=== TASK TO CARRY OUT ===
An exact reproduction of the records is required, with all images left out.

== DATA FOR THIS TASK

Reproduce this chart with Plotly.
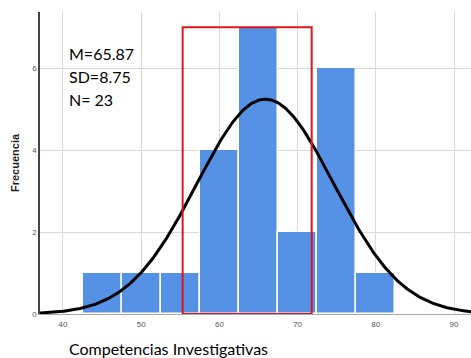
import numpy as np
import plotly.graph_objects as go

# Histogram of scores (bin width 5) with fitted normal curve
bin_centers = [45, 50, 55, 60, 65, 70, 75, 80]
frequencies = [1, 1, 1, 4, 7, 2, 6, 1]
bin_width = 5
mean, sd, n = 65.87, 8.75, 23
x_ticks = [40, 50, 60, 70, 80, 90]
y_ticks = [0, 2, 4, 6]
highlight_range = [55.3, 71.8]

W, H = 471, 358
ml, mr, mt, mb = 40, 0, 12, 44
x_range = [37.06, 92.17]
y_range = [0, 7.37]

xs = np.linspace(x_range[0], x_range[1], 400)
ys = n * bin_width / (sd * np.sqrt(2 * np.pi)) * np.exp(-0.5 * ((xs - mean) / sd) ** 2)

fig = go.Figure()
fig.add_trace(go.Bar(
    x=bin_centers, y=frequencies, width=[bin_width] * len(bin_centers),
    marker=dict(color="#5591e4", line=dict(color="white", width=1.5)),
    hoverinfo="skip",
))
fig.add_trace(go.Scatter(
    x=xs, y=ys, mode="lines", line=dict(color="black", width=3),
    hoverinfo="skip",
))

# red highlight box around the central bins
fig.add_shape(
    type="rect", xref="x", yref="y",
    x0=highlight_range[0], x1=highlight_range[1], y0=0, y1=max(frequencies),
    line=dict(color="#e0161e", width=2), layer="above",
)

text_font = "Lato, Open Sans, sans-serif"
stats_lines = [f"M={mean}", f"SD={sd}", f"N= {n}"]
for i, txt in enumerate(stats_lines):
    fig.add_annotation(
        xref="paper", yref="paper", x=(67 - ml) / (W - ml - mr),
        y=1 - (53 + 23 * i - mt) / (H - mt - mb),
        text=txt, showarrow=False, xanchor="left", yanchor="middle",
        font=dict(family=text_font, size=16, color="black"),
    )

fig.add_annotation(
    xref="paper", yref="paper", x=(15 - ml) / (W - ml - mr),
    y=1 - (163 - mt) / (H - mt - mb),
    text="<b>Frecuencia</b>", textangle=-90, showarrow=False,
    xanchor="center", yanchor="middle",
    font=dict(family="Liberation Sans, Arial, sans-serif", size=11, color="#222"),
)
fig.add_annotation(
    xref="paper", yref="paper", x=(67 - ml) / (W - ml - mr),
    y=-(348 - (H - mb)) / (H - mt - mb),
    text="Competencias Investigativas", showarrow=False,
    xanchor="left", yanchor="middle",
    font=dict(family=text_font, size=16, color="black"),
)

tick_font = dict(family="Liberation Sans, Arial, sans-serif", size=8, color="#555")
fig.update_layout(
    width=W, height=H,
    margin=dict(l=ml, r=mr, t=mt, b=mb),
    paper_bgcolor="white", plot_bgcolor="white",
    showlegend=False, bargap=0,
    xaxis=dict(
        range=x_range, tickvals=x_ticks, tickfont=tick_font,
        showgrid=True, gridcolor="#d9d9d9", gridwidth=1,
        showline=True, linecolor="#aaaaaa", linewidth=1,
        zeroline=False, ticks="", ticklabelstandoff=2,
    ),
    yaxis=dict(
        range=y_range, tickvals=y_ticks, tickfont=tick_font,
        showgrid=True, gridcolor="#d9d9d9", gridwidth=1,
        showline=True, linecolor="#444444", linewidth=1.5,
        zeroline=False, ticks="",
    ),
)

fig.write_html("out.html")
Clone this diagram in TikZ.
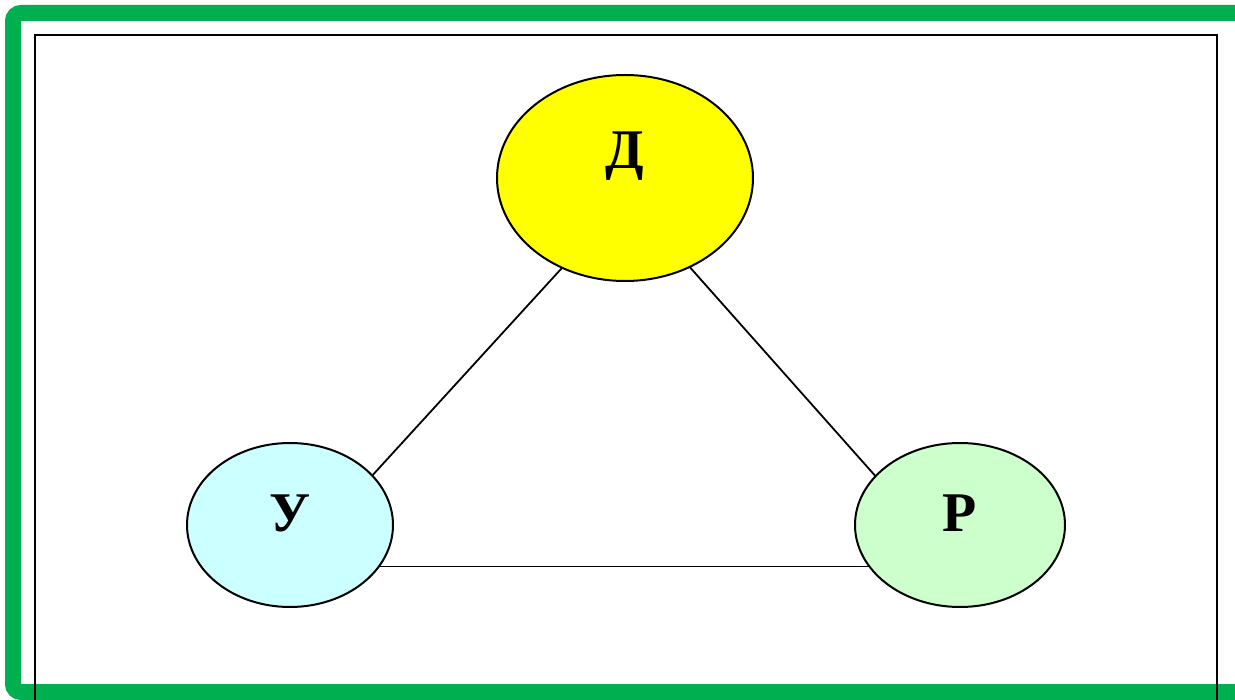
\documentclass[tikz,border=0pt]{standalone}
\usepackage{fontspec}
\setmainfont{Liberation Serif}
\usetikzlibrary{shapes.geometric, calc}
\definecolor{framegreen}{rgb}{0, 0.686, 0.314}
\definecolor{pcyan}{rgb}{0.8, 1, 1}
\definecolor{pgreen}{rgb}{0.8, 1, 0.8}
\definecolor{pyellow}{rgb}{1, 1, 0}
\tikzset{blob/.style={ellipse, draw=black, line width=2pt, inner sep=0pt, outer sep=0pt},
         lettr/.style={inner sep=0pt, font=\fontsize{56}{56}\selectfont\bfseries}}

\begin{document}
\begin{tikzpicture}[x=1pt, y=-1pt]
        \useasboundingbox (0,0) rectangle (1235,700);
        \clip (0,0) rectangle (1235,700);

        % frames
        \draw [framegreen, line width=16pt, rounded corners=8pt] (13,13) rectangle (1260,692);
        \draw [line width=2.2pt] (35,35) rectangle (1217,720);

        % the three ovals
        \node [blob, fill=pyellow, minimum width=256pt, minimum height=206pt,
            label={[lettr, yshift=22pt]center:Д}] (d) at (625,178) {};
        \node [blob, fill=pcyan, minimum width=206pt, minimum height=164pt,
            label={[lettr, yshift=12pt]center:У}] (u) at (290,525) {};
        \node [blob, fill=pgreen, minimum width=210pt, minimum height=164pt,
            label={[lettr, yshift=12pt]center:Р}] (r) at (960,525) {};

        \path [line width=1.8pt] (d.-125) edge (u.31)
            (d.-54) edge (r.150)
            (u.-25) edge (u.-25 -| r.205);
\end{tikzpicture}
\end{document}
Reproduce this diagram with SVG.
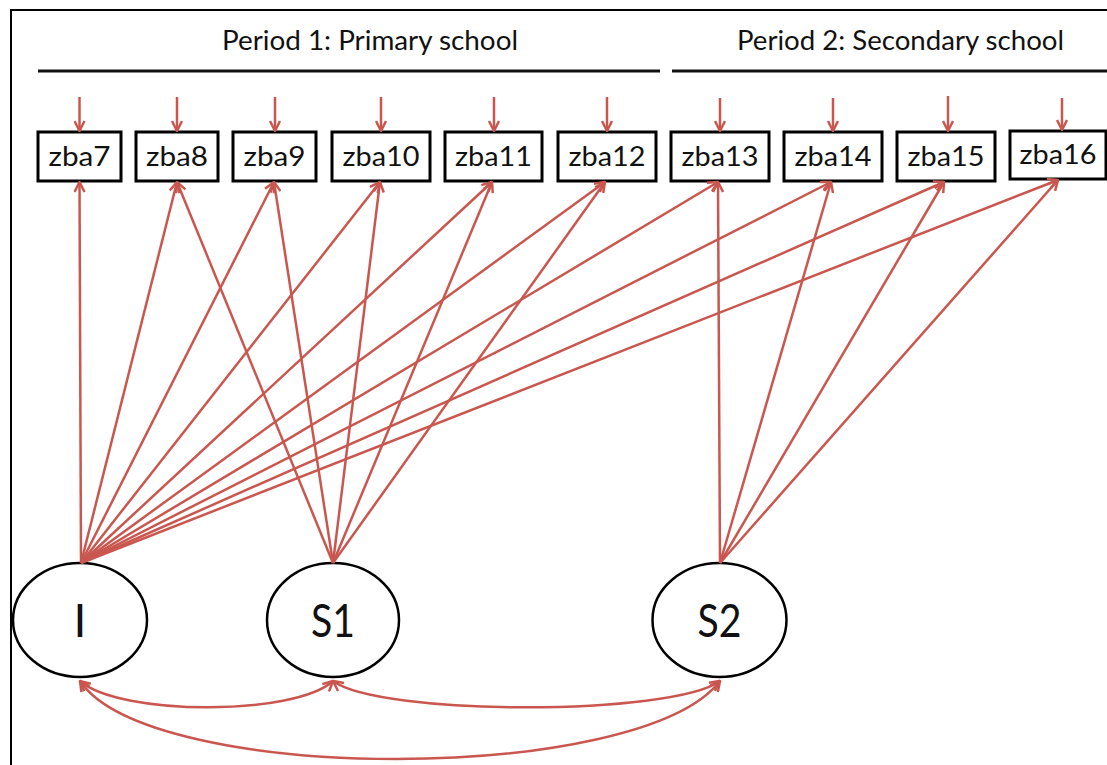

====

=== COMPLETED TASK ===
Reproduce this chart with Plotly.
import numpy as np
import plotly.graph_objects as go

# Histogram of scores (bin width 5) with fitted normal curve
bin_centers = [45, 50, 55, 60, 65, 70, 75, 80]
frequencies = [1, 1, 1, 4, 7, 2, 6, 1]
bin_width = 5
mean, sd, n = 65.87, 8.75, 23
x_ticks = [40, 50, 60, 70, 80, 90]
y_ticks = [0, 2, 4, 6]
highlight_range = [55.3, 71.8]

W, H = 471, 358
ml, mr, mt, mb = 40, 0, 12, 44
x_range = [37.06, 92.17]
y_range = [0, 7.37]

xs = np.linspace(x_range[0], x_range[1], 400)
ys = n * bin_width / (sd * np.sqrt(2 * np.pi)) * np.exp(-0.5 * ((xs - mean) / sd) ** 2)

fig = go.Figure()
fig.add_trace(go.Bar(
    x=bin_centers, y=frequencies, width=[bin_width] * len(bin_centers),
    marker=dict(color="#5591e4", line=dict(color="white", width=1.5)),
    hoverinfo="skip",
))
fig.add_trace(go.Scatter(
    x=xs, y=ys, mode="lines", line=dict(color="black", width=3),
    hoverinfo="skip",
))

# red highlight box around the central bins
fig.add_shape(
    type="rect", xref="x", yref="y",
    x0=highlight_range[0], x1=highlight_range[1], y0=0, y1=max(frequencies),
    line=dict(color="#e0161e", width=2), layer="above",
)

text_font = "Lato, Open Sans, sans-serif"
stats_lines = [f"M={mean}", f"SD={sd}", f"N= {n}"]
for i, txt in enumerate(stats_lines):
    fig.add_annotation(
        xref="paper", yref="paper", x=(67 - ml) / (W - ml - mr),
        y=1 - (53 + 23 * i - mt) / (H - mt - mb),
        text=txt, showarrow=False, xanchor="left", yanchor="middle",
        font=dict(family=text_font, size=16, color="black"),
    )

fig.add_annotation(
    xref="paper", yref="paper", x=(15 - ml) / (W - ml - mr),
    y=1 - (163 - mt) / (H - mt - mb),
    text="<b>Frecuencia</b>", textangle=-90, showarrow=False,
    xanchor="center", yanchor="middle",
    font=dict(family="Liberation Sans, Arial, sans-serif", size=11, color="#222"),
)
fig.add_annotation(
    xref="paper", yref="paper", x=(67 - ml) / (W - ml - mr),
    y=-(348 - (H - mb)) / (H - mt - mb),
    text="Competencias Investigativas", showarrow=False,
    xanchor="left", yanchor="middle",
    font=dict(family=text_font, size=16, color="black"),
)

tick_font = dict(family="Liberation Sans, Arial, sans-serif", size=8, color="#555")
fig.update_layout(
    width=W, height=H,
    margin=dict(l=ml, r=mr, t=mt, b=mb),
    paper_bgcolor="white", plot_bgcolor="white",
    showlegend=False, bargap=0,
    xaxis=dict(
        range=x_range, tickvals=x_ticks, tickfont=tick_font,
        showgrid=True, gridcolor="#d9d9d9", gridwidth=1,
        showline=True, linecolor="#aaaaaa", linewidth=1,
        zeroline=False, ticks="", ticklabelstandoff=2,
    ),
    yaxis=dict(
        range=y_range, tickvals=y_ticks, tickfont=tick_font,
        showgrid=True, gridcolor="#d9d9d9", gridwidth=1,
        showline=True, linecolor="#444444", linewidth=1.5,
        zeroline=False, ticks="",
    ),
)

fig.write_html("out.html")
Clone this diagram in TikZ.
\documentclass[tikz,border=0pt]{standalone}
\usepackage{fontspec}
\setmainfont{Liberation Serif}
\usetikzlibrary{shapes.geometric, calc}
\definecolor{framegreen}{rgb}{0, 0.686, 0.314}
\definecolor{pcyan}{rgb}{0.8, 1, 1}
\definecolor{pgreen}{rgb}{0.8, 1, 0.8}
\definecolor{pyellow}{rgb}{1, 1, 0}
\tikzset{blob/.style={ellipse, draw=black, line width=2pt, inner sep=0pt, outer sep=0pt},
         lettr/.style={inner sep=0pt, font=\fontsize{56}{56}\selectfont\bfseries}}

\begin{document}
\begin{tikzpicture}[x=1pt, y=-1pt]
        \useasboundingbox (0,0) rectangle (1235,700);
        \clip (0,0) rectangle (1235,700);

        % frames
        \draw [framegreen, line width=16pt, rounded corners=8pt] (13,13) rectangle (1260,692);
        \draw [line width=2.2pt] (35,35) rectangle (1217,720);

        % the three ovals
        \node [blob, fill=pyellow, minimum width=256pt, minimum height=206pt,
            label={[lettr, yshift=22pt]center:Д}] (d) at (625,178) {};
        \node [blob, fill=pcyan, minimum width=206pt, minimum height=164pt,
            label={[lettr, yshift=12pt]center:У}] (u) at (290,525) {};
        \node [blob, fill=pgreen, minimum width=210pt, minimum height=164pt,
            label={[lettr, yshift=12pt]center:Р}] (r) at (960,525) {};

        \path [line width=1.8pt] (d.-125) edge (u.31)
            (d.-54) edge (r.150)
            (u.-25) edge (u.-25 -| r.205);
\end{tikzpicture}
\end{document}
Reproduce this diagram with SVG.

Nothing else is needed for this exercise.